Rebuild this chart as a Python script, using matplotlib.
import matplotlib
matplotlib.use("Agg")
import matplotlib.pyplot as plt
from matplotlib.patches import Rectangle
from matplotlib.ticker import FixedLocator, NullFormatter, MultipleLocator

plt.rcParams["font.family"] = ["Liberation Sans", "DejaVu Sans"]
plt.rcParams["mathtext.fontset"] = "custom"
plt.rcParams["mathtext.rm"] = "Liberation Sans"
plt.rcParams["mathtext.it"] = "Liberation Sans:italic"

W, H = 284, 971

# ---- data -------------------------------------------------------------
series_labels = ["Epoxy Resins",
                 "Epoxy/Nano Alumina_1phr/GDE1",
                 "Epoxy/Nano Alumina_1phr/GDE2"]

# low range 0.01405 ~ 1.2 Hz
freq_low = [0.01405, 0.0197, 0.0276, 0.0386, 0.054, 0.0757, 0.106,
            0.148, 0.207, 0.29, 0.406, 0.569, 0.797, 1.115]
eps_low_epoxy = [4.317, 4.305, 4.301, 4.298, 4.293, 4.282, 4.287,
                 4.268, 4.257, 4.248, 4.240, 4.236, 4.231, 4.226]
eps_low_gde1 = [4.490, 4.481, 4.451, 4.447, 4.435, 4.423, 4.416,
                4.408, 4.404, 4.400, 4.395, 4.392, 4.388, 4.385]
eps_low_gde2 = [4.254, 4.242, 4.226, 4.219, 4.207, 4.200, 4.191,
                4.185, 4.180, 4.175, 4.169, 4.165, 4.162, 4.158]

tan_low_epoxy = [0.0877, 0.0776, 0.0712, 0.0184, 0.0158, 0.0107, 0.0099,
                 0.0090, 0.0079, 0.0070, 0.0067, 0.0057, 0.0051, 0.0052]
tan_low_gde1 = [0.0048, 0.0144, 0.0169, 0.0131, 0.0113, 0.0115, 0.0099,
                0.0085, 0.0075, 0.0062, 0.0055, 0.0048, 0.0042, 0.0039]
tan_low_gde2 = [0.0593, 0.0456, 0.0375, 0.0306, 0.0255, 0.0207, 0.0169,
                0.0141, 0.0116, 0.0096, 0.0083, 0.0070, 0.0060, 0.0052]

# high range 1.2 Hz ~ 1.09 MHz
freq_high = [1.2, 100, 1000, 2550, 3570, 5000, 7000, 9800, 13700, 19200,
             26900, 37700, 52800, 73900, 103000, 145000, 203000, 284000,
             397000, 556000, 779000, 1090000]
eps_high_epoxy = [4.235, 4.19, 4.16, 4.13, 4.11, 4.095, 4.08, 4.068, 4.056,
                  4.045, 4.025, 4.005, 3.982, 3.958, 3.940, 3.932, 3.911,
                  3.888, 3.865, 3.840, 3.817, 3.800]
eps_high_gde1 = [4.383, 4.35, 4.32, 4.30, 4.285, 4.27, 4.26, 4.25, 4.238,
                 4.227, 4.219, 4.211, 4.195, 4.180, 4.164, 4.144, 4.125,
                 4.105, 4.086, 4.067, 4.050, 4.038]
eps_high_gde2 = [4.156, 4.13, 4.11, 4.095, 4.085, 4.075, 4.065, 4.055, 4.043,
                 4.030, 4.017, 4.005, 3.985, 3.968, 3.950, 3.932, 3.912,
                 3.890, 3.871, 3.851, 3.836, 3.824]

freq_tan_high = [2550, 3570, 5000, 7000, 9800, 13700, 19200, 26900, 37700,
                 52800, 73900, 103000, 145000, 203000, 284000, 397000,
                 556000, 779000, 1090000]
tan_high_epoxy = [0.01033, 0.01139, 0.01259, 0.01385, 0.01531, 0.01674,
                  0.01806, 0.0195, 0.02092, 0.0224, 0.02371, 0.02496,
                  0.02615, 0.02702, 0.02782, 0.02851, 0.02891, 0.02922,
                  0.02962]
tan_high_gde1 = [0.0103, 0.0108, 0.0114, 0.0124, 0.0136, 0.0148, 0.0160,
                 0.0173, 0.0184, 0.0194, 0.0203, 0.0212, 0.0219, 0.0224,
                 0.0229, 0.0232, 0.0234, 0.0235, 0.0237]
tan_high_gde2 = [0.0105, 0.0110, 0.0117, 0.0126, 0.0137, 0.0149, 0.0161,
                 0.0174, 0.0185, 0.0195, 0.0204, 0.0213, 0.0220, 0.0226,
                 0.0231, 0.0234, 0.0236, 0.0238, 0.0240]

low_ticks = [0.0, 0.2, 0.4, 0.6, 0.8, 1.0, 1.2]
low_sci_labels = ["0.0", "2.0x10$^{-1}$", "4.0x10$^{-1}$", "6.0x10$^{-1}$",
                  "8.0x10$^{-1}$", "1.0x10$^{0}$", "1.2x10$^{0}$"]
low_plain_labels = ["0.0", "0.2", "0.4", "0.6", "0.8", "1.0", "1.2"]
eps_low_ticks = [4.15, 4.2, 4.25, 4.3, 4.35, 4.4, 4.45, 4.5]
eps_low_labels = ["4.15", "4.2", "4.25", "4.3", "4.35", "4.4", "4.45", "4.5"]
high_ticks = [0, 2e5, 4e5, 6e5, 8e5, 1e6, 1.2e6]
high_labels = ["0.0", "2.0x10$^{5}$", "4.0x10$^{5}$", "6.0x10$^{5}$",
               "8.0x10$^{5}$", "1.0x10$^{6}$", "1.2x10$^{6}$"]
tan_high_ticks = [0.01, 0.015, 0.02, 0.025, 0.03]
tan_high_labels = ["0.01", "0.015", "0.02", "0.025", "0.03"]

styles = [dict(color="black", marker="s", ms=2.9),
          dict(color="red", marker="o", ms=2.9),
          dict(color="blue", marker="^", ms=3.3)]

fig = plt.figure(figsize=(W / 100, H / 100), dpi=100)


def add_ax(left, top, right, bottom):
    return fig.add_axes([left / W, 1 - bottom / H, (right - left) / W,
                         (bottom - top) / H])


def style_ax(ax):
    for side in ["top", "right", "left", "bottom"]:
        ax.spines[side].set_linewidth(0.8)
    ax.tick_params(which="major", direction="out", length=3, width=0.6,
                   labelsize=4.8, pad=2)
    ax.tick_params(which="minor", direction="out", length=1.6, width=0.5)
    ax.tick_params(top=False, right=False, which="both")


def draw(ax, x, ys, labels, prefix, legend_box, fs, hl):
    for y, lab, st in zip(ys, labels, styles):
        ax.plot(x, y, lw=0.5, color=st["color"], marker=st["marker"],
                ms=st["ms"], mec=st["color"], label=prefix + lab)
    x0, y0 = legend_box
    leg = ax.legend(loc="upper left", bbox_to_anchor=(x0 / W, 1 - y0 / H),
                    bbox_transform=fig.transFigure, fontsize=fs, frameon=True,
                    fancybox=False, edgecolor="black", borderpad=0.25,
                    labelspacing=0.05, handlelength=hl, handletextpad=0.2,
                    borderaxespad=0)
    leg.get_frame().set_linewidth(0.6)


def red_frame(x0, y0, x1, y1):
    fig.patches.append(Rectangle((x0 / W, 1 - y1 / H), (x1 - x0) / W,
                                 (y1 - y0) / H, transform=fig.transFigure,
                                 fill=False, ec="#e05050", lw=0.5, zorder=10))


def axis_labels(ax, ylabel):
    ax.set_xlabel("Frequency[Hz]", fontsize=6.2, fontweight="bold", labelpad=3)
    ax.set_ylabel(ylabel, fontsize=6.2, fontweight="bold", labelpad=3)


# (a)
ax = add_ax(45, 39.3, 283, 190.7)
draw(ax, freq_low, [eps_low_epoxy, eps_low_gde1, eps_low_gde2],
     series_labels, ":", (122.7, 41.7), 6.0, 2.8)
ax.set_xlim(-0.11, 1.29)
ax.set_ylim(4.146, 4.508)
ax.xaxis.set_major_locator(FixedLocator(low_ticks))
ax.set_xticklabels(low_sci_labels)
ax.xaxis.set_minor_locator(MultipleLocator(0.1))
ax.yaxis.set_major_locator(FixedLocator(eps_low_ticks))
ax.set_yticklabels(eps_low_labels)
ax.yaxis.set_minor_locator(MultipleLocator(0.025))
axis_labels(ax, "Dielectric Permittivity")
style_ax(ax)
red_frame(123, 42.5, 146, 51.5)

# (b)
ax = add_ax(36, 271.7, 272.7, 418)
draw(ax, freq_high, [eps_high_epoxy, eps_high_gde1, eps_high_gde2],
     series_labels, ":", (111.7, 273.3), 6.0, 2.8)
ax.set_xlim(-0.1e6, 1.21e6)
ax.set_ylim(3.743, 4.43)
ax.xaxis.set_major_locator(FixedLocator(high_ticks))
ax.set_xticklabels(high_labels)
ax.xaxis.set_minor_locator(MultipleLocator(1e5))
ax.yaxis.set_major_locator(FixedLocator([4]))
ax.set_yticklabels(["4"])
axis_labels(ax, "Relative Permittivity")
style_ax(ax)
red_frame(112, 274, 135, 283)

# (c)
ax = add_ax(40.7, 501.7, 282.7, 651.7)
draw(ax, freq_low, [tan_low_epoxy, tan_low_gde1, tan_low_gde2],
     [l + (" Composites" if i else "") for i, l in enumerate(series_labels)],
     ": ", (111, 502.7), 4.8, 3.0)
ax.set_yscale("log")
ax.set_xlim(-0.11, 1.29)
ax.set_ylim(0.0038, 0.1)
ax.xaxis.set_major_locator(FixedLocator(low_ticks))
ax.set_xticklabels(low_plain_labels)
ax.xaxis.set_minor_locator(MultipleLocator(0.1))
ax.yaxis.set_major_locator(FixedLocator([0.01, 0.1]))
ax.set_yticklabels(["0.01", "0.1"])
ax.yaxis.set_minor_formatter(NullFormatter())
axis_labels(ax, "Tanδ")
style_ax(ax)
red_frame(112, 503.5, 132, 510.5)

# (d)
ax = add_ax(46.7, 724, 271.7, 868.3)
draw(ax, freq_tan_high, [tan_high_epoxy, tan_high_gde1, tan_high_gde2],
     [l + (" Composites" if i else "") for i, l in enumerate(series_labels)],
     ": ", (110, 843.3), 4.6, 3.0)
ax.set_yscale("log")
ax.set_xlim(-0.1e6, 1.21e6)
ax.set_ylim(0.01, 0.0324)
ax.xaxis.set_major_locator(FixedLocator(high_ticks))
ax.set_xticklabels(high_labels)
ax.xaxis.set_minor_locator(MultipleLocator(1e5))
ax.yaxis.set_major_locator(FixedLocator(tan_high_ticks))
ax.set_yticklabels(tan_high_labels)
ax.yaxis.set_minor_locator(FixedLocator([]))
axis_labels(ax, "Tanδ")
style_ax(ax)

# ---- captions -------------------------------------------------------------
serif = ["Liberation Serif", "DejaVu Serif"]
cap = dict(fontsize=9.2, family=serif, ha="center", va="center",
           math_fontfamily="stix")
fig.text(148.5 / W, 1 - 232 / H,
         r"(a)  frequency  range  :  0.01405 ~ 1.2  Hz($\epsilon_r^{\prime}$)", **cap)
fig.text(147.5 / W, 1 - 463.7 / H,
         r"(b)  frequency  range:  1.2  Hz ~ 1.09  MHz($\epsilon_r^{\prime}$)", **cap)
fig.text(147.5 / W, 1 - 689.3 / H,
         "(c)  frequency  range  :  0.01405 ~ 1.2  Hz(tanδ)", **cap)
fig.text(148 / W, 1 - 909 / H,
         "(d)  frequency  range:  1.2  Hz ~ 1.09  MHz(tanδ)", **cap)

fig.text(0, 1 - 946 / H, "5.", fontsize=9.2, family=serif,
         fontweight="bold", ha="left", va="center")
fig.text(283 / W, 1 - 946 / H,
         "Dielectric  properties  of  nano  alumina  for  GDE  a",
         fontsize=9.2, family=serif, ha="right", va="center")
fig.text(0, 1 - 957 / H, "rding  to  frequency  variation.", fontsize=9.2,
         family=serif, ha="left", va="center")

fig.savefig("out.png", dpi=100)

▸ Objective:
Give back the listing exactly, please, from its first line to the line containing "0.0141, 0.0116, 0.0096, 0.0083, 0.0070, 0.0060, 0.0052]", inclusive, and nothing past that line.

▸ Problem solution:
Rebuild this chart as a Python script, using matplotlib.
import matplotlib
matplotlib.use("Agg")
import matplotlib.pyplot as plt
from matplotlib.patches import Rectangle
from matplotlib.ticker import FixedLocator, NullFormatter, MultipleLocator

plt.rcParams["font.family"] = ["Liberation Sans", "DejaVu Sans"]
plt.rcParams["mathtext.fontset"] = "custom"
plt.rcParams["mathtext.rm"] = "Liberation Sans"
plt.rcParams["mathtext.it"] = "Liberation Sans:italic"

W, H = 284, 971

# ---- data -------------------------------------------------------------
series_labels = ["Epoxy Resins",
                 "Epoxy/Nano Alumina_1phr/GDE1",
                 "Epoxy/Nano Alumina_1phr/GDE2"]

# low range 0.01405 ~ 1.2 Hz
freq_low = [0.01405, 0.0197, 0.0276, 0.0386, 0.054, 0.0757, 0.106,
            0.148, 0.207, 0.29, 0.406, 0.569, 0.797, 1.115]
eps_low_epoxy = [4.317, 4.305, 4.301, 4.298, 4.293, 4.282, 4.287,
                 4.268, 4.257, 4.248, 4.240, 4.236, 4.231, 4.226]
eps_low_gde1 = [4.490, 4.481, 4.451, 4.447, 4.435, 4.423, 4.416,
                4.408, 4.404, 4.400, 4.395, 4.392, 4.388, 4.385]
eps_low_gde2 = [4.254, 4.242, 4.226, 4.219, 4.207, 4.200, 4.191,
                4.185, 4.180, 4.175, 4.169, 4.165, 4.162, 4.158]

tan_low_epoxy = [0.0877, 0.0776, 0.0712, 0.0184, 0.0158, 0.0107, 0.0099,
                 0.0090, 0.0079, 0.0070, 0.0067, 0.0057, 0.0051, 0.0052]
tan_low_gde1 = [0.0048, 0.0144, 0.0169, 0.0131, 0.0113, 0.0115, 0.0099,
                0.0085, 0.0075, 0.0062, 0.0055, 0.0048, 0.0042, 0.0039]
tan_low_gde2 = [0.0593, 0.0456, 0.0375, 0.0306, 0.0255, 0.0207, 0.0169,
                0.0141, 0.0116, 0.0096, 0.0083, 0.0070, 0.0060, 0.0052]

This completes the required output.